◆ DATASET EXCERPT

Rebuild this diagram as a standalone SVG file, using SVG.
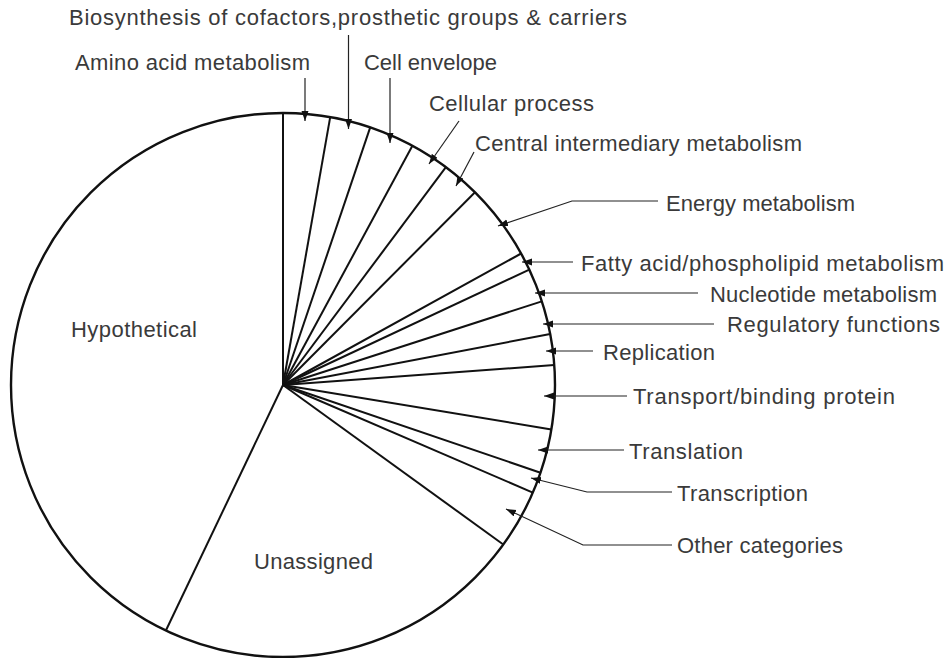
<svg xmlns="http://www.w3.org/2000/svg" width="951" height="658" viewBox="0 0 951 658">
<defs>
<marker id="ah" markerUnits="userSpaceOnUse" markerWidth="11" markerHeight="8" refX="10" refY="3.5" orient="auto">
<path d="M0,0 L10,3.5 L0,7 z" fill="#111"/>
</marker>
<style>
.lbl{font-family:"Liberation Sans",Arial,sans-serif;font-size:22px;fill:#3a3a3a}
.rad{stroke:#111;stroke-width:2;fill:none}
.ld{stroke:#222;stroke-width:1.2;fill:none;marker-end:url(#ah)}
</style>
</defs>
<rect width="951" height="658" fill="#fff"/>
<g id="pie">
<circle cx="283" cy="385" r="272" fill="#fff" stroke="#111" stroke-width="2.4"/>
</g>
<g id="amino-acid-metabolism"><line class="rad" x1="283" y1="385" x2="283" y2="113"/><text class="lbl" x="75" y="70" textLength="235" lengthAdjust="spacing">Amino acid metabolism</text></g>
<g id="biosynthesis"><line class="rad" x1="283" y1="385" x2="330.2" y2="117.1"/><text class="lbl" x="69" y="25" textLength="558" lengthAdjust="spacing">Biosynthesis of cofactors,prosthetic groups &amp; carriers</text></g>
<g id="cell-envelope"><line class="rad" x1="283" y1="385" x2="370.2" y2="127.4"/><text class="lbl" x="364" y="70" textLength="133" lengthAdjust="spacing">Cell envelope</text></g>
<g id="cellular-process"><line class="rad" x1="283" y1="385" x2="412.4" y2="145.7"/><text class="lbl" x="429" y="111" textLength="165" lengthAdjust="spacing">Cellular process</text></g>
<g id="central-intermediary"><line class="rad" x1="283" y1="385" x2="445.9" y2="167.2"/><text class="lbl" x="475" y="151" textLength="327" lengthAdjust="spacing">Central intermediary metabolism</text></g>
<g id="energy-metabolism"><line class="rad" x1="283" y1="385" x2="475" y2="192.3"/><text class="lbl" x="666" y="211" textLength="189" lengthAdjust="spacing">Energy metabolism</text></g>
<g id="fatty-acid"><line class="rad" x1="283" y1="385" x2="521.1" y2="253.5"/><text class="lbl" x="581" y="271" textLength="363" lengthAdjust="spacing">Fatty acid/phospholipid metabolism</text></g>
<g id="nucleotide-metabolism"><line class="rad" x1="283" y1="385" x2="529.3" y2="269.6"/><text class="lbl" x="710" y="302" textLength="227" lengthAdjust="spacing">Nucleotide metabolism</text></g>
<g id="regulatory-functions"><line class="rad" x1="283" y1="385" x2="541.8" y2="301.4"/><text class="lbl" x="727" y="332" textLength="213" lengthAdjust="spacing">Regulatory functions</text></g>
<g id="replication"><line class="rad" x1="283" y1="385" x2="550.2" y2="334"/><text class="lbl" x="603" y="360" textLength="112" lengthAdjust="spacing">Replication</text></g>
<g id="transport"><line class="rad" x1="283" y1="385" x2="554.3" y2="365.1"/><text class="lbl" x="633" y="404" textLength="262" lengthAdjust="spacing">Transport/binding protein</text></g>
<g id="translation"><line class="rad" x1="283" y1="385" x2="551.4" y2="429.4"/><text class="lbl" x="629" y="459" textLength="114" lengthAdjust="spacing">Translation</text></g>
<g id="transcription"><line class="rad" x1="283" y1="385" x2="540.5" y2="472.7"/><text class="lbl" x="677" y="501" textLength="131" lengthAdjust="spacing">Transcription</text></g>
<g id="other-categories"><line class="rad" x1="283" y1="385" x2="532.8" y2="492.6"/><text class="lbl" x="677" y="553" textLength="166" lengthAdjust="spacing">Other categories</text></g>
<g id="unassigned"><line class="rad" x1="283" y1="385" x2="503.3" y2="544.5"/><text class="lbl" x="254" y="569" textLength="119" lengthAdjust="spacing">Unassigned</text></g>
<g id="hypothetical"><line class="rad" x1="283" y1="385" x2="165.9" y2="630.5"/><text class="lbl" x="71" y="337" textLength="126" lengthAdjust="spacing">Hypothetical</text></g>
<g id="connectors">
<path class="ld" d="M305,78 L305,121"/>
<path class="ld" d="M348.5,35 L348.5,129"/>
<path class="ld" d="M390,78 L390,143"/>
<path class="ld" d="M459,121 L429,164"/>
<path class="ld" d="M474,152 L456,186"/>
<path class="ld" d="M658,201 L572,201 L498,226"/>
<path class="ld" d="M573,262 L522,262"/>
<path class="ld" d="M698,293 L535,293"/>
<path class="ld" d="M714,324 L543,324"/>
<path class="ld" d="M593,351 L546,351"/>
<path class="ld" d="M627,396 L544,396"/>
<path class="ld" d="M624,450 L538,450"/>
<path class="ld" d="M672,492 L587,492 L531,478"/>
<path class="ld" d="M672,545 L583,545 L506,509"/>
</g>
</svg>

◆ AIM OF THE TASK
Leave out the pictures and print every line of the data exactly.

◆ ANSWER TO THIS EXERCISE
Rebuild this diagram as a standalone SVG file, using SVG.
<svg xmlns="http://www.w3.org/2000/svg" width="951" height="658" viewBox="0 0 951 658">
<defs>
<marker id="ah" markerUnits="userSpaceOnUse" markerWidth="11" markerHeight="8" refX="10" refY="3.5" orient="auto">
<path d="M0,0 L10,3.5 L0,7 z" fill="#111"/>
</marker>
<style>
.lbl{font-family:"Liberation Sans",Arial,sans-serif;font-size:22px;fill:#3a3a3a}
.rad{stroke:#111;stroke-width:2;fill:none}
.ld{stroke:#222;stroke-width:1.2;fill:none;marker-end:url(#ah)}
</style>
</defs>
<rect width="951" height="658" fill="#fff"/>
<g id="pie">
<circle cx="283" cy="385" r="272" fill="#fff" stroke="#111" stroke-width="2.4"/>
</g>
<g id="amino-acid-metabolism"><line class="rad" x1="283" y1="385" x2="283" y2="113"/><text class="lbl" x="75" y="70" textLength="235" lengthAdjust="spacing">Amino acid metabolism</text></g>
<g id="biosynthesis"><line class="rad" x1="283" y1="385" x2="330.2" y2="117.1"/><text class="lbl" x="69" y="25" textLength="558" lengthAdjust="spacing">Biosynthesis of cofactors,prosthetic groups &amp; carriers</text></g>
<g id="cell-envelope"><line class="rad" x1="283" y1="385" x2="370.2" y2="127.4"/><text class="lbl" x="364" y="70" textLength="133" lengthAdjust="spacing">Cell envelope</text></g>
<g id="cellular-process"><line class="rad" x1="283" y1="385" x2="412.4" y2="145.7"/><text class="lbl" x="429" y="111" textLength="165" lengthAdjust="spacing">Cellular process</text></g>
<g id="central-intermediary"><line class="rad" x1="283" y1="385" x2="445.9" y2="167.2"/><text class="lbl" x="475" y="151" textLength="327" lengthAdjust="spacing">Central intermediary metabolism</text></g>
<g id="energy-metabolism"><line class="rad" x1="283" y1="385" x2="475" y2="192.3"/><text class="lbl" x="666" y="211" textLength="189" lengthAdjust="spacing">Energy metabolism</text></g>
<g id="fatty-acid"><line class="rad" x1="283" y1="385" x2="521.1" y2="253.5"/><text class="lbl" x="581" y="271" textLength="363" lengthAdjust="spacing">Fatty acid/phospholipid metabolism</text></g>
<g id="nucleotide-metabolism"><line class="rad" x1="283" y1="385" x2="529.3" y2="269.6"/><text class="lbl" x="710" y="302" textLength="227" lengthAdjust="spacing">Nucleotide metabolism</text></g>
<g id="regulatory-functions"><line class="rad" x1="283" y1="385" x2="541.8" y2="301.4"/><text class="lbl" x="727" y="332" textLength="213" lengthAdjust="spacing">Regulatory functions</text></g>
<g id="replication"><line class="rad" x1="283" y1="385" x2="550.2" y2="334"/><text class="lbl" x="603" y="360" textLength="112" lengthAdjust="spacing">Replication</text></g>
<g id="transport"><line class="rad" x1="283" y1="385" x2="554.3" y2="365.1"/><text class="lbl" x="633" y="404" textLength="262" lengthAdjust="spacing">Transport/binding protein</text></g>
<g id="translation"><line class="rad" x1="283" y1="385" x2="551.4" y2="429.4"/><text class="lbl" x="629" y="459" textLength="114" lengthAdjust="spacing">Translation</text></g>
<g id="transcription"><line class="rad" x1="283" y1="385" x2="540.5" y2="472.7"/><text class="lbl" x="677" y="501" textLength="131" lengthAdjust="spacing">Transcription</text></g>
<g id="other-categories"><line class="rad" x1="283" y1="385" x2="532.8" y2="492.6"/><text class="lbl" x="677" y="553" textLength="166" lengthAdjust="spacing">Other categories</text></g>
<g id="unassigned"><line class="rad" x1="283" y1="385" x2="503.3" y2="544.5"/><text class="lbl" x="254" y="569" textLength="119" lengthAdjust="spacing">Unassigned</text></g>
<g id="hypothetical"><line class="rad" x1="283" y1="385" x2="165.9" y2="630.5"/><text class="lbl" x="71" y="337" textLength="126" lengthAdjust="spacing">Hypothetical</text></g>
<g id="connectors">
<path class="ld" d="M305,78 L305,121"/>
<path class="ld" d="M348.5,35 L348.5,129"/>
<path class="ld" d="M390,78 L390,143"/>
<path class="ld" d="M459,121 L429,164"/>
<path class="ld" d="M474,152 L456,186"/>
<path class="ld" d="M658,201 L572,201 L498,226"/>
<path class="ld" d="M573,262 L522,262"/>
<path class="ld" d="M698,293 L535,293"/>
<path class="ld" d="M714,324 L543,324"/>
<path class="ld" d="M593,351 L546,351"/>
<path class="ld" d="M627,396 L544,396"/>
<path class="ld" d="M624,450 L538,450"/>
<path class="ld" d="M672,492 L587,492 L531,478"/>
<path class="ld" d="M672,545 L583,545 L506,509"/>
</g>
</svg>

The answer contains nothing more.